▶ Work to be completed
Reproduce the listing below exactly, beginning with its first line and ending with the line that holds "const R = 652;"; pictures are not part of the copy.

===== Data =====

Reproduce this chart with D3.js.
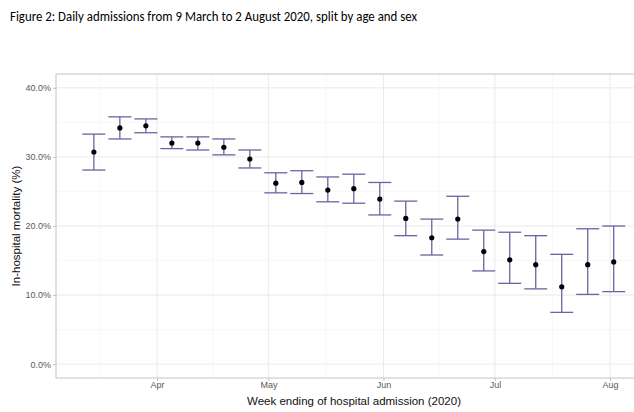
<!DOCTYPE html>
<html><head><meta charset="utf-8">
<script src="https://cdn.jsdelivr.net/npm/d3@7"></script>
<style>body{margin:0;background:#fff}svg{display:block}</style>
</head><body>
<svg id="c" width="634" height="412"></svg>
<script>
const title = "Figure 2: Daily admissions from 9 March to 2 August 2020, split by age and sex";
const weekEnding = ["2020-03-15","2020-03-22","2020-03-29","2020-04-05","2020-04-12","2020-04-19","2020-04-26","2020-05-03","2020-05-10","2020-05-17","2020-05-24","2020-05-31","2020-06-07","2020-06-14","2020-06-21","2020-06-28","2020-07-05","2020-07-12","2020-07-19","2020-07-26","2020-08-02"];
const mortality = [30.7,34.2,34.5,32.0,32.0,31.4,29.7,26.2,26.3,25.2,25.4,23.9,21.1,18.3,21.0,16.3,15.1,14.4,11.2,14.4,14.8];
const lower = [28.1,32.6,33.5,31.2,31.0,30.3,28.4,24.8,24.7,23.5,23.3,21.6,18.6,15.8,18.1,13.5,11.7,10.9,7.5,10.1,10.5];
const upper = [33.3,35.8,35.5,32.9,32.9,32.6,31.0,27.7,28.0,27.1,27.5,26.3,23.6,21.0,24.3,19.4,19.1,18.6,15.9,19.6,20.0];
const yTicks = [0,10,20,30,40];
const xTickLabels = ["Apr","May","Jun","Jul","Aug"];
const xTickDates = ["2020-04-01","2020-05-01","2020-06-01","2020-07-01","2020-08-01"];

const parse = d3.utcParse("%Y-%m-%d");
const svg = d3.select("#c");
const L = 56, T = 74, B = 378;
const x = d3.scaleUtc().domain([parse("2020-04-01"), parse("2020-08-01")]).range([157, 610]);
const y = d3.scaleLinear().domain([-2, 42]).range([B, T]);
const R = 652;

svg.append("text").attr("x", 10).attr("y", 21).attr("font-family", "Carlito, 'Open Sans', sans-serif")
  .attr("font-size", 15).attr("fill", "#000").attr("textLength", 407).attr("lengthAdjust", "spacingAndGlyphs").text(title);

const g = svg.append("g");
// minor gridlines
const minorY = [5,15,25,35];
g.selectAll(".my").data(minorY).join("line").attr("x1", L).attr("x2", R)
  .attr("y1", d => y(d)).attr("y2", d => y(d)).attr("stroke", "#f3f3f3").attr("stroke-width", 0.6);
const minorX = ["2020-03-16T12:00","2020-04-16","2020-05-16T12:00","2020-06-16","2020-07-16T12:00"].map(s => new Date(s + "Z"));
g.selectAll(".mx").data(minorX).join("line").attr("y1", T).attr("y2", B)
  .attr("x1", d => x(d)).attr("x2", d => x(d)).attr("stroke", "#f3f3f3").attr("stroke-width", 0.6);
// major gridlines
g.selectAll(".gy").data(yTicks).join("line").attr("x1", L).attr("x2", R)
  .attr("y1", d => y(d)).attr("y2", d => y(d)).attr("stroke", "#e8e8e8").attr("stroke-width", 0.9);
g.selectAll(".gx").data(xTickDates).join("line").attr("y1", T).attr("y2", B)
  .attr("x1", d => x(parse(d))).attr("x2", d => x(parse(d))).attr("stroke", "#e8e8e8").attr("stroke-width", 0.9);
// panel border
g.append("rect").attr("x", L).attr("y", T).attr("width", R - L).attr("height", B - T)
  .attr("fill", "none").attr("stroke", "#c4c4c4").attr("stroke-width", 1);

// axes
const yAxis = d3.axisLeft(y).tickValues(yTicks).tickSize(3).tickPadding(2).tickFormat(d => d.toFixed(1) + "%");
const ya = svg.append("g").attr("transform", `translate(${L},0)`).call(yAxis);
const xAxis = d3.axisBottom(x).tickValues(xTickDates.map(parse)).tickSize(3).tickPadding(1).tickFormat((d, i) => xTickLabels[i]);
const xa = svg.append("g").attr("transform", `translate(0,${B})`).call(xAxis);
[ya, xa].forEach(a => {
  a.select(".domain").remove();
  a.selectAll(".tick line").attr("stroke", "#c4c4c4");
  a.selectAll("text").attr("fill", "#5a5a5a").attr("font-family", "'Liberation Sans', Arial, sans-serif").attr("font-size", 9);
});

svg.append("text").attr("transform", `translate(20,${(T + B) / 2}) rotate(-90)`).attr("text-anchor", "middle")
  .attr("font-family", "'Liberation Sans', Arial, sans-serif").attr("font-size", 11.5).attr("fill", "#111")
  .text("In-hospital mortality (%)");
svg.append("text").attr("x", 354).attr("y", 405).attr("text-anchor", "middle")
  .attr("font-family", "'Liberation Sans', Arial, sans-serif").attr("font-size", 11.5).attr("fill", "#111")
  .text("Week ending of hospital admission (2020)");

// error bars
const data = weekEnding.map((d, i) => ({date: parse(d), m: mortality[i], lo: lower[i], hi: upper[i]}));
const hw = 11.5;
const eb = svg.append("g").attr("stroke", "#6e62a0").attr("stroke-width", 1.3).attr("fill", "none");
eb.selectAll(".v").data(data).join("line").attr("x1", d => x(d.date)).attr("x2", d => x(d.date))
  .attr("y1", d => y(d.lo)).attr("y2", d => y(d.hi));
eb.selectAll(".t").data(data).join("line").attr("x1", d => x(d.date) - hw).attr("x2", d => x(d.date) + hw)
  .attr("y1", d => y(d.hi)).attr("y2", d => y(d.hi));
eb.selectAll(".b").data(data).join("line").attr("x1", d => x(d.date) - hw).attr("x2", d => x(d.date) + hw)
  .attr("y1", d => y(d.lo)).attr("y2", d => y(d.lo));
svg.append("g").selectAll("circle").data(data).join("circle")
  .attr("cx", d => x(d.date)).attr("cy", d => y(d.m)).attr("r", 2.6).attr("fill", "#000");
</script>
</body></html>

=====

▶ Problem solution
Reproduce this chart with D3.js.
<!DOCTYPE html>
<html><head><meta charset="utf-8">
<script src="https://cdn.jsdelivr.net/npm/d3@7"></script>
<style>body{margin:0;background:#fff}svg{display:block}</style>
</head><body>
<svg id="c" width="634" height="412"></svg>
<script>
const title = "Figure 2: Daily admissions from 9 March to 2 August 2020, split by age and sex";
const weekEnding = ["2020-03-15","2020-03-22","2020-03-29","2020-04-05","2020-04-12","2020-04-19","2020-04-26","2020-05-03","2020-05-10","2020-05-17","2020-05-24","2020-05-31","2020-06-07","2020-06-14","2020-06-21","2020-06-28","2020-07-05","2020-07-12","2020-07-19","2020-07-26","2020-08-02"];
const mortality = [30.7,34.2,34.5,32.0,32.0,31.4,29.7,26.2,26.3,25.2,25.4,23.9,21.1,18.3,21.0,16.3,15.1,14.4,11.2,14.4,14.8];
const lower = [28.1,32.6,33.5,31.2,31.0,30.3,28.4,24.8,24.7,23.5,23.3,21.6,18.6,15.8,18.1,13.5,11.7,10.9,7.5,10.1,10.5];
const upper = [33.3,35.8,35.5,32.9,32.9,32.6,31.0,27.7,28.0,27.1,27.5,26.3,23.6,21.0,24.3,19.4,19.1,18.6,15.9,19.6,20.0];
const yTicks = [0,10,20,30,40];
const xTickLabels = ["Apr","May","Jun","Jul","Aug"];
const xTickDates = ["2020-04-01","2020-05-01","2020-06-01","2020-07-01","2020-08-01"];

const parse = d3.utcParse("%Y-%m-%d");
const svg = d3.select("#c");
const L = 56, T = 74, B = 378;
const x = d3.scaleUtc().domain([parse("2020-04-01"), parse("2020-08-01")]).range([157, 610]);
const y = d3.scaleLinear().domain([-2, 42]).range([B, T]);
const R = 652;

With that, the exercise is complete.